The 2024–2026 Upgrade Cycle: JAM and Beyond

Polkadot's biggest competitive weapon right now is its aggressive technical roadmap. After rolling out Agile Coretime (replacing the old parachain auction model with flexible block-space leasing) and the Asynchronous Backing upgrade that dramatically boosted throughput, the team is now pushing toward JAM — the Join-Accumulate Machine.

JAM is essentially a reimagining of the Relay Chain. Instead of running parachains directly, JAM turns the network into a flexible, general-purpose supercomputer where any service — rollups, smart contracts, even off-chain compute — can pull secure blockspace on demand. If it ships as designed, Polkadot stops being "just" a multi-chain network and starts looking like a decentralized cloud.

Why This Matters for DOT Holders

Tokenomics have evolved alongside the tech. DOT's inflation model was adjusted, and the introduction of coretime means network usage now flows back into the protocol rather than being locked up in long auctions. More activity, more fee capture, more reason to hold and stake.
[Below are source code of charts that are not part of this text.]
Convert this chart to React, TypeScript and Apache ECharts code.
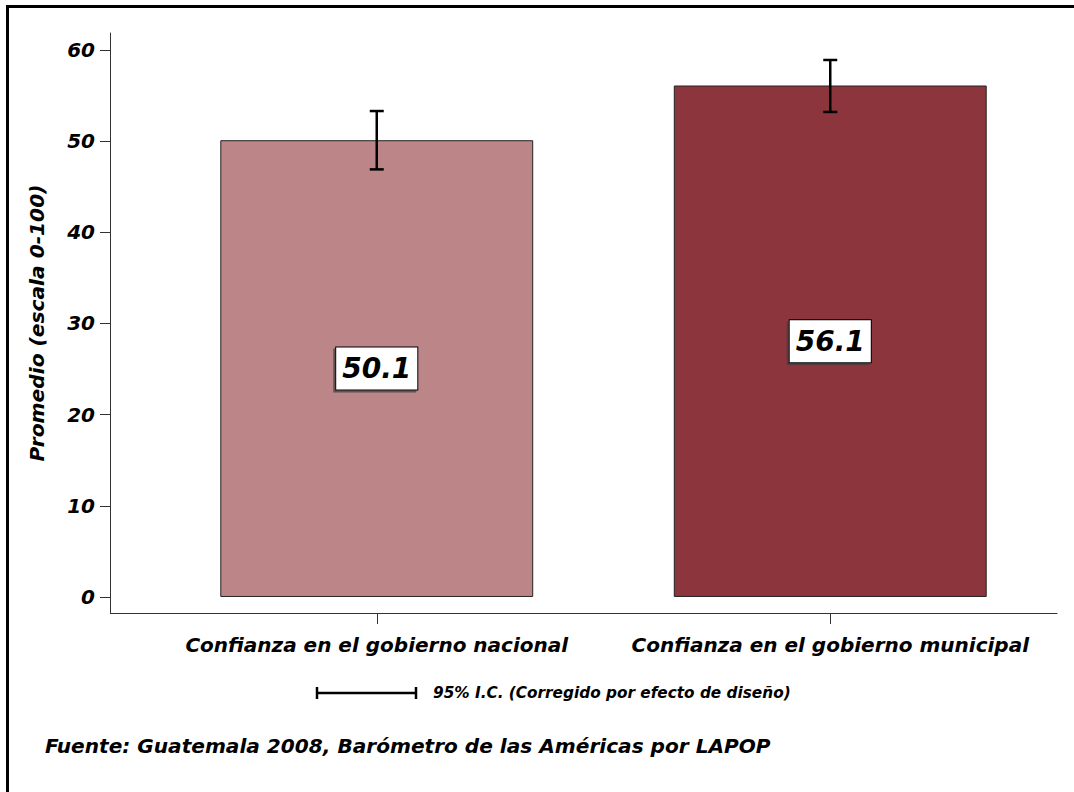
import React, { useEffect, useRef } from "react";
import * as echarts from "echarts";

const categories = ["Confianza en el gobierno nacional", "Confianza en el gobierno municipal"];
const means = [50.1, 56.1];
const ciLow = [46.9, 53.2];
const ciHigh = [53.3, 58.9];
const barColors = ["#bc8587", "#8d353d"];
const yTicks = [0, 10, 20, 30, 40, 50, 60];
const yAxisTitle = "Promedio (escala 0-100)";
const legendText = "95% I.C. (Corregido por efecto de diseño)";
const sourceText = "Fuente: Guatemala 2008, Barómetro de las Américas por LAPOP";

const FONT = "'DejaVu Sans', Verdana, sans-serif";

export default function App() {
  const ref = useRef<HTMLDivElement>(null);
  useEffect(() => {
    if (!ref.current) return;
    const chart = echarts.init(ref.current, undefined, { renderer: "svg" });
    const option: any = {
      animation: false,
      backgroundColor: "#ffffff",
      grid: { left: 150, right: 17, top: 33, bottom: 179, containLabel: false },
      xAxis: {
        type: "category",
        data: categories,
        axisLine: { show: true, onZero: false, lineStyle: { color: "#333", width: 1 } },
        axisTick: { show: true, interval: 0, alignWithLabel: true, length: 11, lineStyle: { color: "#333", width: 1 } },
        axisLabel: {
          interval: 0,
          hideOverlap: false,
          margin: 22,
          color: "#000",
          fontFamily: FONT,
          fontSize: 20,
          fontWeight: "bold",
          fontStyle: "italic",
        },
      },
      yAxis: {
        type: "value",
        min: -1.76,
        max: 61.86,
        offset: 40,
        name: yAxisTitle,
        nameLocation: "middle",
        nameRotate: 90,
        nameGap: 63,
        nameTextStyle: {
          color: "#000",
          fontFamily: FONT,
          fontSize: 20.2,
          fontWeight: "bold",
          fontStyle: "italic",
        },
        splitLine: { show: false },
        axisLine: { show: true, lineStyle: { color: "#333", width: 1 } },
        axisTick: { show: true, length: 10, customValues: yTicks, lineStyle: { color: "#333", width: 1 } },
        axisLabel: {
          customValues: yTicks,
          margin: 15,
          color: "#000",
          fontFamily: FONT,
          fontSize: 20,
          fontWeight: "bold",
          fontStyle: "italic",
        },
      },
      series: [
        {
          type: "bar",
          barWidth: "69%",
          data: means.map((v, i) => ({
            value: v,
            itemStyle: { color: barColors[i], borderColor: "#222", borderWidth: 1 },
          })),
          label: {
            show: true,
            position: "inside",
            formatter: (p: any) => p.value.toFixed(1),
            color: "#000",
            fontFamily: FONT,
            fontSize: 28,
            fontWeight: "bold",
            fontStyle: "italic",
            backgroundColor: "#fff",
            borderColor: "#000",
            borderWidth: 1,
            padding: [7, 6, 7, 6],
            shadowColor: "rgba(60,60,60,0.7)",
            shadowOffsetX: -2,
            shadowOffsetY: 2,
            shadowBlur: 0,
          },
          z: 2,
        },
        {
          type: "custom",
          z: 5,
          data: ciLow.map((lo, i) => [i, lo, ciHigh[i]]),
          renderItem: (params: any, api: any) => {
            const x = api.value(0);
            const lo = api.coord([x, api.value(1)]);
            const hi = api.coord([x, api.value(2)]);
            const hw = 7;
            const style = { stroke: "#000", lineWidth: 2.5 };
            return {
              type: "group",
              children: [
                { type: "line", shape: { x1: lo[0], y1: lo[1], x2: hi[0], y2: hi[1] }, style },
                { type: "line", shape: { x1: lo[0] - hw, y1: lo[1], x2: lo[0] + hw, y2: lo[1] }, style },
                { type: "line", shape: { x1: hi[0] - hw, y1: hi[1], x2: hi[0] + hw, y2: hi[1] }, style },
              ],
            };
          },
        },
      ],
      graphic: [
        {
          type: "rect",
          shape: { x: 7.5, y: 6.5, width: 1200, height: 1000 },
          style: { fill: "none", stroke: "#000", lineWidth: 3 },
          silent: true,
        },
        {
          type: "line",
          shape: { x1: 110, y1: 613.5, x2: 150, y2: 613.5 },
          style: { stroke: "#333", lineWidth: 1 },
        },
        {
          type: "line",
          shape: { x1: 316, y1: 693, x2: 417, y2: 693 },
          style: { stroke: "#000", lineWidth: 2.5 },
        },
        {
          type: "line",
          shape: { x1: 317, y1: 687, x2: 317, y2: 699 },
          style: { stroke: "#000", lineWidth: 2.5 },
        },
        {
          type: "line",
          shape: { x1: 416, y1: 687, x2: 416, y2: 699 },
          style: { stroke: "#000", lineWidth: 2.5 },
        },
        {
          type: "text",
          x: 433,
          y: 693,
          style: {
            text: legendText,
            fill: "#000",
            font: `italic bold 15.3px ${FONT}`,
            verticalAlign: "middle",
          },
        },
        {
          type: "text",
          x: 45,
          y: 746,
          style: {
            text: sourceText,
            fill: "#000",
            font: `italic bold 20.1px ${FONT}`,
            verticalAlign: "middle",
          },
        },
      ],
    };
    chart.setOption(option);
    return () => chart.dispose();
  }, []);
  return (
    <div
      ref={ref}
      style={{ position: "fixed", left: 0, top: 0, width: 1074, height: 792 }}
    />
  );
}
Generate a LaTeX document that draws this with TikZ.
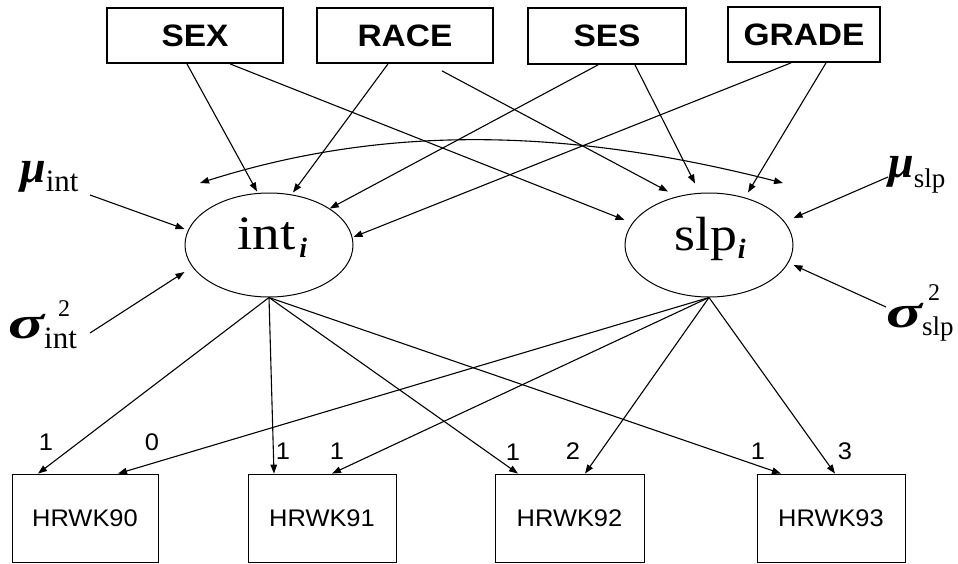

Where Polkadot Coin Stands in the Market

Let's be honest: DOT hasn't been the best-performing top-20 asset in recent cycles. It bled market share during the 2021–2023 bear market as capital rotated into faster, more marketing-savvy L1s and L2s. But the fundamentals tell a different story.

  • The Polkadot ecosystem still hosts hundreds of active projects across DeFi, identity, gaming, and real-world assets.
  • Substrate — the framework for building parachains — has become one of the most cloned blockchain dev kits in the industry.
  • Institutional interest has ticked up as tokenization and RWA use cases demand real cross-chain plumbing.

The Polkadot community also pushed back hard against the idea of becoming "Ethereum L2 bait." Instead of chasing a quick narrative win, the foundation is doubling down on sovereign interoperability — letting every chain keep its own identity while still talking to everyone else.

Risks and Real Talk

No balanced article would be complete without the caveats. Polkadot coin still faces genuine headwinds:

Competition is brutal. Cosmos, Avalanche, NEAR, and a swarm of modular L2s all pitch some version of "we connect chains." Polkadot's bet is that shared security + XCM is a moat — but moats leak in crypto.

Complexity is a tax. Substrate is powerful, but building on Polkadot has historically required more dev horsepower than spinning up an EVM chain. The toolchain is improving, yet onboarding remains a friction point.

Narrative cycles matter. DOT has underperformed during phases when capital chases pure L1 throughput or meme-driven assets. Investors looking for fast momentum trades may grow impatient.

Bottom line: Polkadot is a long-term infrastructure bet, not a short-term trade.

How to Actually Use Polkadot Coin

If you're looking to get exposure beyond just buying the token, DOT has several on-chain utilities worth understanding:

  1. Staking — Nominate DOT to validators and earn roughly low-double-digit annual yields, paid in DOT.
  2. Governance — Vote on referenda shaping everything from treasury spending to runtime upgrades.
  3. Coretime purchases — Buy block-space on the Relay Chain (or JAM, post-launch) for your own rollup or service.
  4. Bridges and XCM transfers — Move assets between Polkadot parachains and external chains without centralized exchanges.

Most users interact with DOT through wallets like Polkadot.js, Talisman, or Nova Wallet, and DeFi front-ends like Hydration (formerly HydraDX) and Bifrost.

Key Takeaways

Polkadot coin isn't the loudest project in crypto, but it remains one of the most ambitious. With the JAM upgrade on the horizon, an overhauled coretime economy, and a stubborn commitment to interoperability over hype, DOT is positioning itself as the silent infrastructure layer of tomorrow's multichain world.

Whether that thesis pays off depends on execution, developer adoption, and — as always — whether the broader market finally rewards builders over billboards. For now, Polkadot is still building, and in this cycle, that might be the most underrated move of all.